**Your objective:** Show only lines that include "this".

━━━━━━━━━━

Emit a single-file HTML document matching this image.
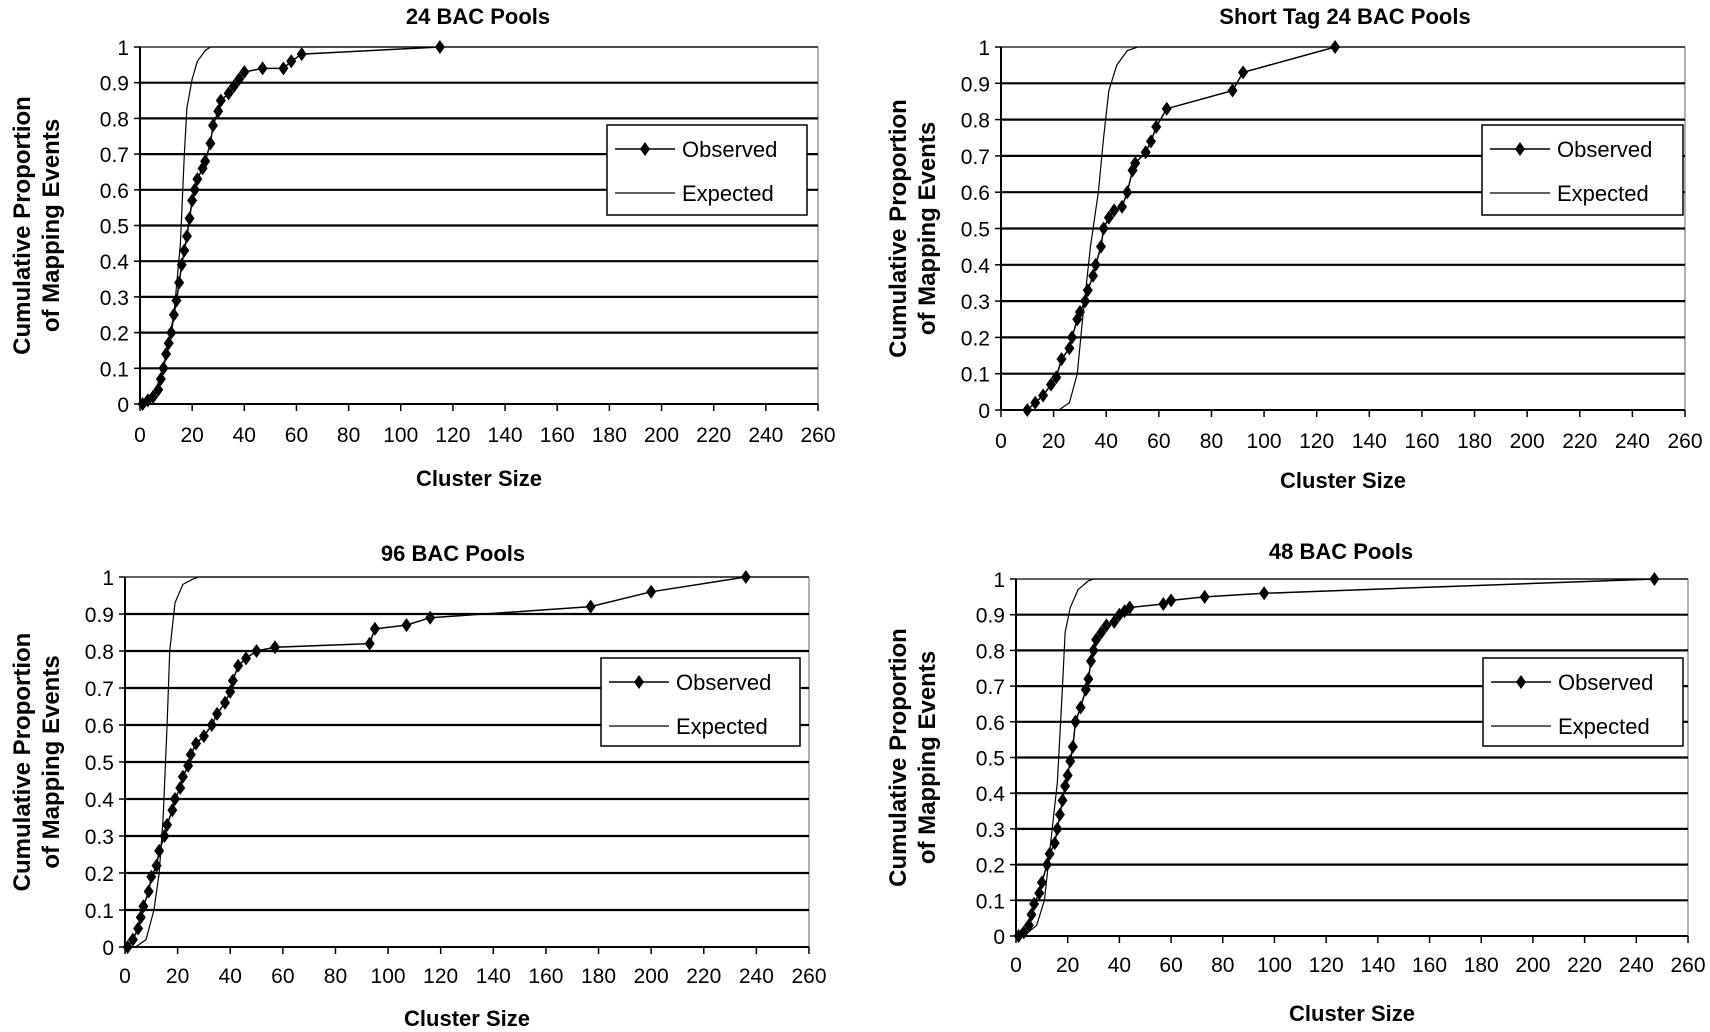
<!DOCTYPE html>
<html><head><meta charset="utf-8"><style>
html,body{margin:0;padding:0;background:#fff;}
svg{display:block;font-family:"Liberation Sans",Arial,sans-serif;}
</style></head><body>
<svg id="fig" width="1710" height="1032" viewBox="0 0 1710 1032" xmlns="http://www.w3.org/2000/svg"></svg>
<script>
const xTicks=[0,20,40,60,80,100,120,140,160,180,200,220,240,260];
const yTicks=[0,0.1,0.2,0.3,0.4,0.5,0.6,0.7,0.8,0.9,1];
const yTickLabels=["0","0.1","0.2","0.3","0.4","0.5","0.6","0.7","0.8","0.9","1"];
const titles=["24 BAC Pools","Short Tag 24 BAC Pools","96 BAC Pools","48 BAC Pools"];
const obsX1=[1,3,5,7,8,9,10,11,12,13,14,15,16,17,18,19,20,21,22,24,25,27,28,30,31,34,36,38,40,47,55,58,62,115];
const obsY1=[0,0.01,0.02,0.04,0.07,0.1,0.14,0.17,0.2,0.25,0.29,0.34,0.39,0.43,0.47,0.52,0.57,0.6,0.63,0.66,0.68,0.73,0.78,0.82,0.85,0.87,0.89,0.91,0.93,0.94,0.94,0.96,0.98,1];
const expX1=[0,5,9,13,15.5,17,18,20,22,25,27,260];
const expY1=[0,0.02,0.1,0.25,0.45,0.7,0.83,0.91,0.96,0.99,1,1];
const obsX2=[10,13,16,19,21,23,26,27,29,30,32,33,35,36,38,39,41,43,46,48,50,51,55,57,59,63,88,92,127];
const obsY2=[0,0.02,0.04,0.07,0.09,0.14,0.17,0.2,0.25,0.27,0.3,0.33,0.37,0.4,0.45,0.5,0.53,0.55,0.56,0.6,0.66,0.68,0.71,0.74,0.78,0.83,0.88,0.93,1];
const expX2=[22,26,29,31,34,37,39,41,44,48,52,260];
const expY2=[0,0.02,0.1,0.25,0.45,0.6,0.75,0.88,0.95,0.99,1,1];
const obsX3=[1,3,5,6,7,9,10,12,13,15,16,18,19,21,22,24,25,27,30,33,35,38,40,41,43,46,50,57,93,95,107,116,177,200,236];
const obsY3=[0,0.02,0.05,0.08,0.11,0.15,0.19,0.22,0.26,0.3,0.33,0.37,0.4,0.43,0.46,0.49,0.52,0.55,0.57,0.6,0.63,0.66,0.69,0.72,0.76,0.78,0.8,0.81,0.82,0.86,0.87,0.89,0.92,0.96,1];
const expX3=[4,8,11,13,14.5,16,17,19,22,26,28,260];
const expY3=[0,0.02,0.1,0.2,0.35,0.6,0.8,0.93,0.98,0.995,1,1];
const obsX4=[1,3,5,6,7,9,10,12,13,15,16,17,18,19,20,21,22,23,25,27,28,29,30,31,33,35,38,40,42,44,57,60,73,96,247];
const obsY4=[0,0.01,0.03,0.06,0.09,0.12,0.15,0.2,0.23,0.26,0.3,0.34,0.38,0.42,0.45,0.49,0.53,0.6,0.64,0.69,0.72,0.77,0.8,0.83,0.85,0.87,0.88,0.9,0.91,0.92,0.93,0.94,0.95,0.96,1];
const expX4=[3,8,11,14,16,18,19,21,24,28,30,260];
const expY4=[0,0.03,0.1,0.3,0.43,0.7,0.85,0.92,0.97,0.995,1,1];

const panels=[
 {x0:140,x1:818,y1:47,y0:404,tx:478,ty:24,lg:[607,125,200,90],tl:442,xt:486,yt:22,ox:obsX1,oy:obsY1,ex:expX1,ey:expY1},
 {x0:1001,x1:1685,y1:47,y0:410,tx:1345,ty:24,lg:[1482,125,201,90],tl:448,xt:488,yt:898,ox:obsX2,oy:obsY2,ex:expX2,ey:expY2},
 {x0:125,x1:809,y1:577,y0:947,tx:453,ty:561,lg:[601,658,199,88],tl:983,xt:1026,yt:22,ox:obsX3,oy:obsY3,ex:expX3,ey:expY3},
 {x0:1016,x1:1688,y1:579,y0:936,tx:1341,ty:559,lg:[1483,658,200,88],tl:972,xt:1021,yt:898,ox:obsX4,oy:obsY4,ex:expX4,ey:expY4}
];
const NS="http://www.w3.org/2000/svg";
const svg=document.getElementById('fig');
function mk(tag,attrs,parent,txt){const e=document.createElementNS(NS,tag);for(const k in attrs)e.setAttribute(k,attrs[k]);if(txt!==undefined)e.textContent=txt;(parent||svg).appendChild(e);return e;}
panels.forEach((p,i)=>{
 const g=mk('g',{});
 
 
 const sx=v=>p.x0+(v/260)*(p.x1-p.x0);
 const sy=v=>p.y0-v*(p.y0-p.y1);
 const t=mk('text',{x:p.tx,y:p.ty,'text-anchor':'middle','font-size':22,'font-weight':'bold'},g,titles[i]);
 
 
 mk('line',{x1:p.x0,y1:p.y1,x2:p.x1,y2:p.y1,stroke:'#999','stroke-width':1.5},g);
 mk('line',{x1:p.x1,y1:p.y1,x2:p.x1,y2:p.y0,stroke:'#999','stroke-width':1.5},g);
 yTicks.forEach((v,k)=>{
  if(v>0){const gl=mk('line',{x1:p.x0,y1:sy(v),x2:p.x1,y2:sy(v),stroke:'#000','stroke-width':v==1?1:2.2},g);
   }
  mk('line',{x1:p.x0-6,y1:sy(v),x2:p.x0,y2:sy(v),stroke:'#000','stroke-width':1.5},g);
  const tl=mk('text',{x:p.x0-11,y:sy(v)+8,'text-anchor':'end','font-size':21},g,yTickLabels[k]);
  
 });
 mk('line',{x1:p.x0,y1:p.y1,x2:p.x0,y2:p.y0,stroke:'#000','stroke-width':2},g);
 mk('line',{x1:p.x0,y1:p.y0,x2:p.x1,y2:p.y0,stroke:'#000','stroke-width':2},g);
 xTicks.forEach(v=>{
  mk('line',{x1:sx(v),y1:p.y0,x2:sx(v),y2:p.y0+7,stroke:'#000','stroke-width':1.5},g);
  const xl=mk('text',{x:sx(v),y:p.tl,'text-anchor':'middle','font-size':21},g,String(v));
  
 });
 const xa=mk('text',{x:(p.x0+p.x1)/2,y:p.xt,'text-anchor':'middle','font-size':22,'font-weight':'bold'},g,'Cluster Size');
 
 const yc=(p.y0+p.y1)/2;
 const ya=mk('text',{transform:`translate(${p.yt},${yc}) rotate(-90)`,'text-anchor':'middle','font-size':24,'font-weight':'bold'},g);
 
 mk('tspan',{x:0,y:8},ya,'Cumulative Proportion');
 mk('tspan',{x:0,y:37},ya,'of Mapping Events');
 const ep=p.ex.map((v,k)=>sx(v)+','+sy(p.ey[k])).join(' ');
 const el=mk('polyline',{points:ep,fill:'none',stroke:'#000','stroke-width':1.2},g);
 
 const op=p.ox.map((v,k)=>sx(v)+','+sy(p.oy[k])).join(' ');
 const ol=mk('polyline',{points:op,fill:'none',stroke:'#000','stroke-width':1.5},g);
 
 p.ox.forEach((v,k)=>{
  const cx=sx(v),cy=sy(p.oy[k]);
  const d=mk('polygon',{points:`${cx},${cy-7} ${cx+5},${cy} ${cx},${cy+7} ${cx-5},${cy}`,fill:'#000'},g);
  
 });
 const [lx,ly,lw,lh]=p.lg;
 const lg=mk('g',{},g);
 
 mk('rect',{x:lx,y:ly,width:lw,height:lh,fill:'#fff',stroke:'#000','stroke-width':1.5},lg);
 mk('line',{x1:lx+8,y1:ly+24,x2:lx+68,y2:ly+24,stroke:'#000','stroke-width':1.5},lg);
 mk('polygon',{points:`${lx+38},${ly+17} ${lx+43},${ly+24} ${lx+38},${ly+31} ${lx+33},${ly+24}`,fill:'#000'},lg);
 const l1=mk('text',{x:lx+75,y:ly+32,'font-size':22},lg,'Observed');
 
 mk('line',{x1:lx+8,y1:ly+68,x2:lx+68,y2:ly+68,stroke:'#000','stroke-width':1.2},lg);
 const l2=mk('text',{x:lx+75,y:ly+76,'font-size':22},lg,'Expected');
 
});
</script>
</body></html>
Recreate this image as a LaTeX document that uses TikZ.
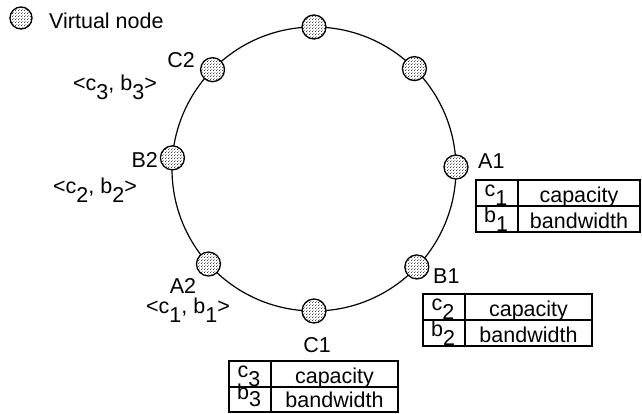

━━━━━━━━━━

**Exercise output:**
Emit a single-file HTML document matching this image.
Recreate this image as a LaTeX document that uses TikZ.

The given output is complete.